Zavallılar düşünmüyorlar ki, Müslümanların gerilemesine sebep dinleri ve dinlerinin uleması değil, bilakis dinden uzaklaşmalarıdır!.. Biçareler vurdukları Avrupa iğnesinin makûs tesiriyle akı kara, devayı dert görüyorlar. Düşünmüyorlar ki, kitabın başından sonuna arz ettiğimiz veçhile Müslümanlar ancak dinlerine sahip oldukları devirlerde dünyanın ilim ve medeniyet hocasıydılar. Şimdi dinlerinden uzaklaşmış, tembelleşmiş, miskinleşmiş; aralarına müthiş nifak girmiş, Allah’ın yap dediğini yapmıyorlar, yapma dediğini inat ve ısrarla yapıyorlar.

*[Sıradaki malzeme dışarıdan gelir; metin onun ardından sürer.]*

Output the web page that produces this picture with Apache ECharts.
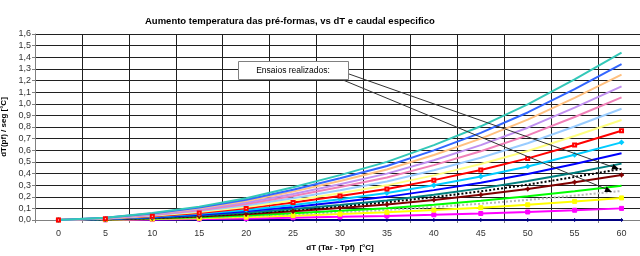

Kabahat de eski din ulemasının, hatta bizzat dinin!.. Fesubhanallah…

Evet, İslâm âleminin halini biz de görüyoruz. Ve bir değil, bin müceddit lazım geldiğine biz de hükmediyoruz. Amma reformcuların anladığı gibi değil. Dinde tecdit (yani yenileme) dinden uzaklaşan Müslümanları tekrar ona döndürmekle; terk ettikleri dinî, dünyevî vazifelerini yaptırmakla, onlara dinlerini öğretmekle olur. Bu hususta fazla söze, izaha hacet yoktur. On dört asırlık koca mazi baştanbaşa bunun böyle olduğuna şahittir.

“Dipdiri ve Taptazedir.”

Müslüman çocuklarının doktor, mühendis, kimyager vesaire olmak için Avrupa’ya giderek tahsil görmelerine kimsenin bir şey dediği yok. Acaba reformculara ne oluyor ki, ayağı yanmış kedi gibi Avrupa’ya koşarak: “Aman Avrupa’nın peşinden gidelim; onun ilmini alalım, yoksa halimiz haraptır!” diye çırpınıp duruyorlar… Yoksa “dinimizi de gidip Avrupa’dan öğrenelim” mi demek istiyorlar? Maksatları bu ise, hayır! Bu ebediyen olamaz. Çünkü Avrupalılar, Müslümanların değil, Müslümanlığın düşmanıdırlar. Müslümanlığın hakikatini bilmezler. Bilseler derhal Müslüman olurlardı.

Bugün Müslümanlar düşmüş de olsa, Müslümanlık –haşa- düşmemiştir. O ayaktadır. Dipdiri ve taptazedir. Düşmanından değil, dostundan bile istimdada ihtiyacı yoktur.